Job — Lines with "Output the Python" and "edges = np.linspace(-0.75, 0.75, 46)" mark the range, both included. Reproduce exactly that stretch, without pictures.

Data for the task —
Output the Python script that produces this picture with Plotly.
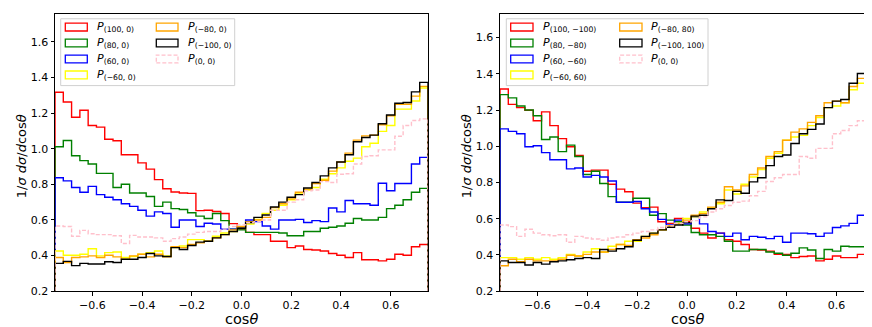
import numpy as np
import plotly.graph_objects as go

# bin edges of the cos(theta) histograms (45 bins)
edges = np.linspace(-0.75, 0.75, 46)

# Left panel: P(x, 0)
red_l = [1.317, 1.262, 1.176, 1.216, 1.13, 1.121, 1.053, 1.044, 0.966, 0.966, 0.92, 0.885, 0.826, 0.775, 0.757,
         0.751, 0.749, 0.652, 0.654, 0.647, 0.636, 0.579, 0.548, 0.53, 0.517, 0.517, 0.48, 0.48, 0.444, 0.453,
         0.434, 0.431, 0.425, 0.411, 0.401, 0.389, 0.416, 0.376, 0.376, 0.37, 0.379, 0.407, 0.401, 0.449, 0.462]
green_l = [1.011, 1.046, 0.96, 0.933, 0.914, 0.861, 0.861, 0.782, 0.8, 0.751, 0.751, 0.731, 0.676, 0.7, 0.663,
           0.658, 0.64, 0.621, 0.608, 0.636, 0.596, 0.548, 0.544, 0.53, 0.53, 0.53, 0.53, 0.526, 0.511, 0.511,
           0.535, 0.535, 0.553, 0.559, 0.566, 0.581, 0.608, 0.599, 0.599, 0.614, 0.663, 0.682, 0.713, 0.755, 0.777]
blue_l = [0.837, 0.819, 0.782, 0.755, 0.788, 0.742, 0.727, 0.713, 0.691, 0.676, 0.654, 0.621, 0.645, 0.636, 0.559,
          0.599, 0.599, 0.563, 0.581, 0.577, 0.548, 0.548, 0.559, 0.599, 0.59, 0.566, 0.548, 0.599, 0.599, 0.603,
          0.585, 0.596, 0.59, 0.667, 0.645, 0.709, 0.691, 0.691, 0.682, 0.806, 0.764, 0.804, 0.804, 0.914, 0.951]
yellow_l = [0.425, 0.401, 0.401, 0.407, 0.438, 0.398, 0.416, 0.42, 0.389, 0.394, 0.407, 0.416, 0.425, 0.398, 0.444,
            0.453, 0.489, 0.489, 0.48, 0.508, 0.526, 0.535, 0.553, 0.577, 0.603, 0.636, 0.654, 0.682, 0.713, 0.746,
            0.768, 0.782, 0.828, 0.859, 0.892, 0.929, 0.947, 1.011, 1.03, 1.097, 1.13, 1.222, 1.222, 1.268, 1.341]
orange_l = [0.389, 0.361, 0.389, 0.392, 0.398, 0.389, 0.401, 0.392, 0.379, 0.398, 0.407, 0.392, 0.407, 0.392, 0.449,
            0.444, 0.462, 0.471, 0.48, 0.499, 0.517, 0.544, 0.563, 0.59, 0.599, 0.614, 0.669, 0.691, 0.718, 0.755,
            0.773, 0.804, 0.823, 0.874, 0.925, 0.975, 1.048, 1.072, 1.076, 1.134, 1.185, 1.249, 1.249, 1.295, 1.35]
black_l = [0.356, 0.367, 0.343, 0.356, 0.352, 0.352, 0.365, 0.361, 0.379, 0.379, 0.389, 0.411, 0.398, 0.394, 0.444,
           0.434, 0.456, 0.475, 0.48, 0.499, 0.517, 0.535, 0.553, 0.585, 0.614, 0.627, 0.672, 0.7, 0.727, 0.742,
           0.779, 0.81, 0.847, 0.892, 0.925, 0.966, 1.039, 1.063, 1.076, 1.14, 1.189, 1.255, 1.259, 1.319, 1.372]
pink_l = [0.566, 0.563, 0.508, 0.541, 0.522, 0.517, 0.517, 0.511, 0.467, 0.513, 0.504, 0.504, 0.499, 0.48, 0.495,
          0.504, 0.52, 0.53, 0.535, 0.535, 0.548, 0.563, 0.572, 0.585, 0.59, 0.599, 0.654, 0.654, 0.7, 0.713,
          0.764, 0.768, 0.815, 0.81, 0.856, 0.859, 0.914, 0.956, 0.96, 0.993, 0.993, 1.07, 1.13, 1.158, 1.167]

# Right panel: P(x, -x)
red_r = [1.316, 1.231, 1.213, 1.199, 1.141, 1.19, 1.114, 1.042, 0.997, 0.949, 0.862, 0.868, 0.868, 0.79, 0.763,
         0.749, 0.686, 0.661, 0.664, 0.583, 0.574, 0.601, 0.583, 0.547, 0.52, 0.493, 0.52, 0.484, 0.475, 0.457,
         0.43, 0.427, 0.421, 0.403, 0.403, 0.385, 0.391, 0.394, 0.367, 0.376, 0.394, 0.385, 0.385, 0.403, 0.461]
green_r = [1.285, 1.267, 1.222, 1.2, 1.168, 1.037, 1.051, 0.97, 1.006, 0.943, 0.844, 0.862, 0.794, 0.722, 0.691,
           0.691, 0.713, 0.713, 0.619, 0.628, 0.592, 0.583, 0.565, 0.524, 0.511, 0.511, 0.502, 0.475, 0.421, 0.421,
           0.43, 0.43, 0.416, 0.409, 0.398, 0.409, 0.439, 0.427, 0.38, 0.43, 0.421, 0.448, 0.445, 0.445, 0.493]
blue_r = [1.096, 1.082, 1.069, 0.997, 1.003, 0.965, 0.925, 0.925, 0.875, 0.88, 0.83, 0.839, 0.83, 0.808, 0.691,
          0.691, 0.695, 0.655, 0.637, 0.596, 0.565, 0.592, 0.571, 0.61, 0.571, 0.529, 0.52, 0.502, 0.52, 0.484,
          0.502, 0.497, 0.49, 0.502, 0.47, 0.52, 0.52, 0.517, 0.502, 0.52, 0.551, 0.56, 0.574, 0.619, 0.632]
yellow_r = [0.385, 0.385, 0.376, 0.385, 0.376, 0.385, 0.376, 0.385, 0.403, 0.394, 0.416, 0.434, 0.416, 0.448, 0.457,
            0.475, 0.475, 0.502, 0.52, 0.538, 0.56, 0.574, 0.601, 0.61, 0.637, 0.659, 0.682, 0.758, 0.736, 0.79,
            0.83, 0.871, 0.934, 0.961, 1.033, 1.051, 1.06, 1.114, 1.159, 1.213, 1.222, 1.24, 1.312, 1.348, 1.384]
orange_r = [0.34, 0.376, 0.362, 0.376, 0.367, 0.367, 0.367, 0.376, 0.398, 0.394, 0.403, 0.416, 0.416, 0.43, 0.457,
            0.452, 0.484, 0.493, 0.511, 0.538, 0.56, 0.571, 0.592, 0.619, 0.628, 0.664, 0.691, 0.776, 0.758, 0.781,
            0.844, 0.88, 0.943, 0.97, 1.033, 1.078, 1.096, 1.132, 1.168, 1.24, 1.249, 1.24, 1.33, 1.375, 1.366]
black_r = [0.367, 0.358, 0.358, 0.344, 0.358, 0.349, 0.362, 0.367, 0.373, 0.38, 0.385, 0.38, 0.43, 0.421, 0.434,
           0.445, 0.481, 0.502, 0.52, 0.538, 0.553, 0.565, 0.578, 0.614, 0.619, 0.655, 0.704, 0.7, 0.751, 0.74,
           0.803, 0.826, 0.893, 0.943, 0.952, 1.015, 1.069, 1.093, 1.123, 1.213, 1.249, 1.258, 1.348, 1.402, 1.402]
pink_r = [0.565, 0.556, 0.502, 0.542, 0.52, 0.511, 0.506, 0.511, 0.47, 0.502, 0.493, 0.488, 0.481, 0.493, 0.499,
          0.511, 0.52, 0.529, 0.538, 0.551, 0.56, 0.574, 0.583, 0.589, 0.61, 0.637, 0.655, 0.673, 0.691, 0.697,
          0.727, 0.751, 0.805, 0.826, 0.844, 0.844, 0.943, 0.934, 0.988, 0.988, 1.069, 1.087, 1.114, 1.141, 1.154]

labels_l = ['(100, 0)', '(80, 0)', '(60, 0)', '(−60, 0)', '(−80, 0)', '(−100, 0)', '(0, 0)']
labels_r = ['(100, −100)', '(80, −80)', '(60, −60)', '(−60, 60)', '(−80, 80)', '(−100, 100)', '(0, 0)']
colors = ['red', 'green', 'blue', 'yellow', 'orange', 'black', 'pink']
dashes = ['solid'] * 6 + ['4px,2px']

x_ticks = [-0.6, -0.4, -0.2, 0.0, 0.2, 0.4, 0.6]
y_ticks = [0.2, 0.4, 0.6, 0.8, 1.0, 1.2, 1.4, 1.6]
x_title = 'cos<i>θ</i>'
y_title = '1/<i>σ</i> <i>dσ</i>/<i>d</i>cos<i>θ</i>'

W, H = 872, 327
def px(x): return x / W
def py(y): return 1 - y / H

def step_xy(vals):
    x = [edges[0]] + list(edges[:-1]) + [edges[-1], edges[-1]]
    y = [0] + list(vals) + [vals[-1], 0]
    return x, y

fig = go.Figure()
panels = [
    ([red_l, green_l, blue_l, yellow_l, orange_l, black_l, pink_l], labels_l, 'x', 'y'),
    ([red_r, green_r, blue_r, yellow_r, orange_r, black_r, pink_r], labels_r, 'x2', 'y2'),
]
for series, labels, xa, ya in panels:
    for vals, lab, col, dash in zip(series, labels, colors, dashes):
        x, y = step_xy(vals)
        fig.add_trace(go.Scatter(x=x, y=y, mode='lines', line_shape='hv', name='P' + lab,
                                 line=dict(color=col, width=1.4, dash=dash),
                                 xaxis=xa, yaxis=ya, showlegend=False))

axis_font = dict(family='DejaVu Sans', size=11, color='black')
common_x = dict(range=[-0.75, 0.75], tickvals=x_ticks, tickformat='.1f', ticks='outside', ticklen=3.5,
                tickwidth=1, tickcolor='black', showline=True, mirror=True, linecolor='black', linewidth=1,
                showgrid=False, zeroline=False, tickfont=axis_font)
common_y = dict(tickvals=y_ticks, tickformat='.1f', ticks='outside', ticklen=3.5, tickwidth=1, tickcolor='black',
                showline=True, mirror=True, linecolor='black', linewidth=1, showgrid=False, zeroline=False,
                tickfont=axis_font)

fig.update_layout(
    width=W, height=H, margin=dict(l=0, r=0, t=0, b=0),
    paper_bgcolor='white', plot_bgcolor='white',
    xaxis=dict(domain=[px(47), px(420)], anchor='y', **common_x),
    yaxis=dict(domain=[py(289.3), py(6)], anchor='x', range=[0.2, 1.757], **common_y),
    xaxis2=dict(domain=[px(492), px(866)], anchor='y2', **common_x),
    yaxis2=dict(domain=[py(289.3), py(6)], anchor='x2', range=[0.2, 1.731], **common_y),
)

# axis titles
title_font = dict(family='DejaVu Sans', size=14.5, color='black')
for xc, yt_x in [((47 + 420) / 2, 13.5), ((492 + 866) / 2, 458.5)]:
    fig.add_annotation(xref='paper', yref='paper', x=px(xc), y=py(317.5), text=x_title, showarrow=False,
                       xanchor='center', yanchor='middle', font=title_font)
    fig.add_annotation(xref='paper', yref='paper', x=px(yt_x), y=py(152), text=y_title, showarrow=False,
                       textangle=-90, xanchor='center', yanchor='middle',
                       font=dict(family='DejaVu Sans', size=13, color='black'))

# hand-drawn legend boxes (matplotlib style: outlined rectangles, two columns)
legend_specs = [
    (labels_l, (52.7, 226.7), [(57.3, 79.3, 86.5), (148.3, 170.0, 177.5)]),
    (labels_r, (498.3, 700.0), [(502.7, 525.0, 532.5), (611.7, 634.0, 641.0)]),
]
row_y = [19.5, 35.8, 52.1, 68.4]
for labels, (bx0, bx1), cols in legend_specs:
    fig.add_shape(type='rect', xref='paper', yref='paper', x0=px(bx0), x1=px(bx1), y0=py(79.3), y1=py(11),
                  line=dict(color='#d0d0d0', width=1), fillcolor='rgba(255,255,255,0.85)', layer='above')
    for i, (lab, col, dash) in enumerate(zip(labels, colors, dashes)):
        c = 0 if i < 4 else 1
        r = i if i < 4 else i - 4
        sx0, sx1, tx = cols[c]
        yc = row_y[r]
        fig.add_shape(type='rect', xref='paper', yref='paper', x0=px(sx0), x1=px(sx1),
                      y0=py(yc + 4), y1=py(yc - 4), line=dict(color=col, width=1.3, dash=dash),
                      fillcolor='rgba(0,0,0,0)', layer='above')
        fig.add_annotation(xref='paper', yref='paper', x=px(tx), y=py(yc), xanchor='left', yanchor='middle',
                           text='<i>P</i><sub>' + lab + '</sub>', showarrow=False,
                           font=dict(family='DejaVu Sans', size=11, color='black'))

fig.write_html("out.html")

--

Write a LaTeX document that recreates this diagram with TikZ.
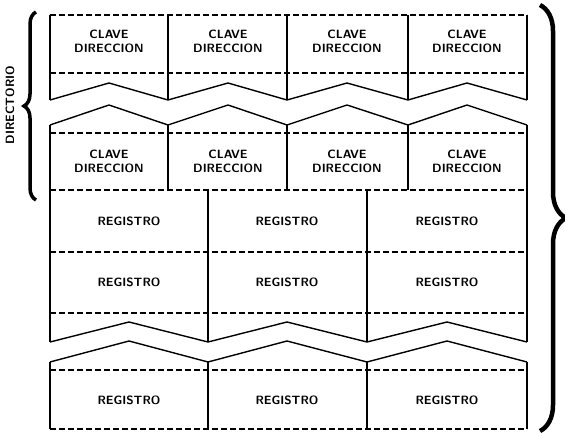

...

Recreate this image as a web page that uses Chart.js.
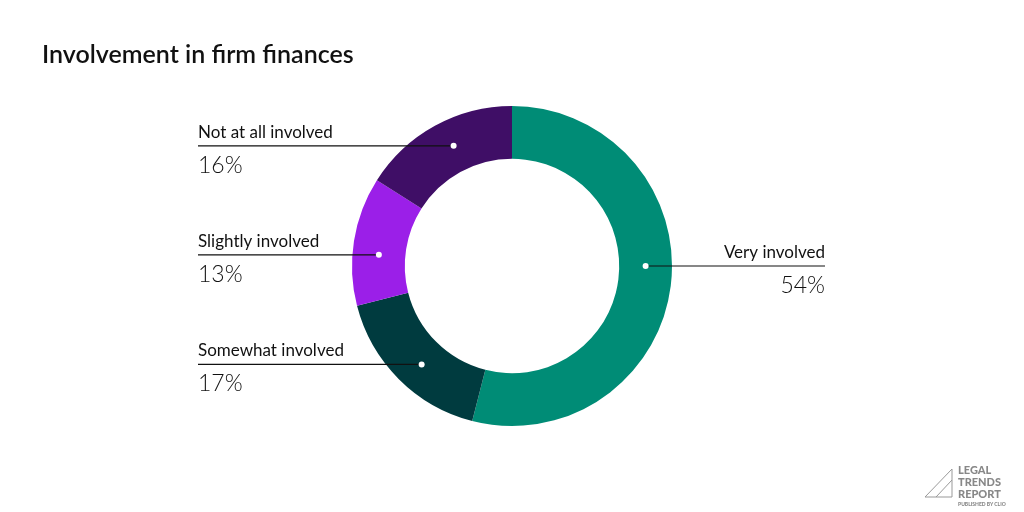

Result of the task —
Output the Python script that produces this picture with Plotly.
import numpy as np
import plotly.graph_objects as go

# bin edges of the cos(theta) histograms (45 bins)
edges = np.linspace(-0.75, 0.75, 46)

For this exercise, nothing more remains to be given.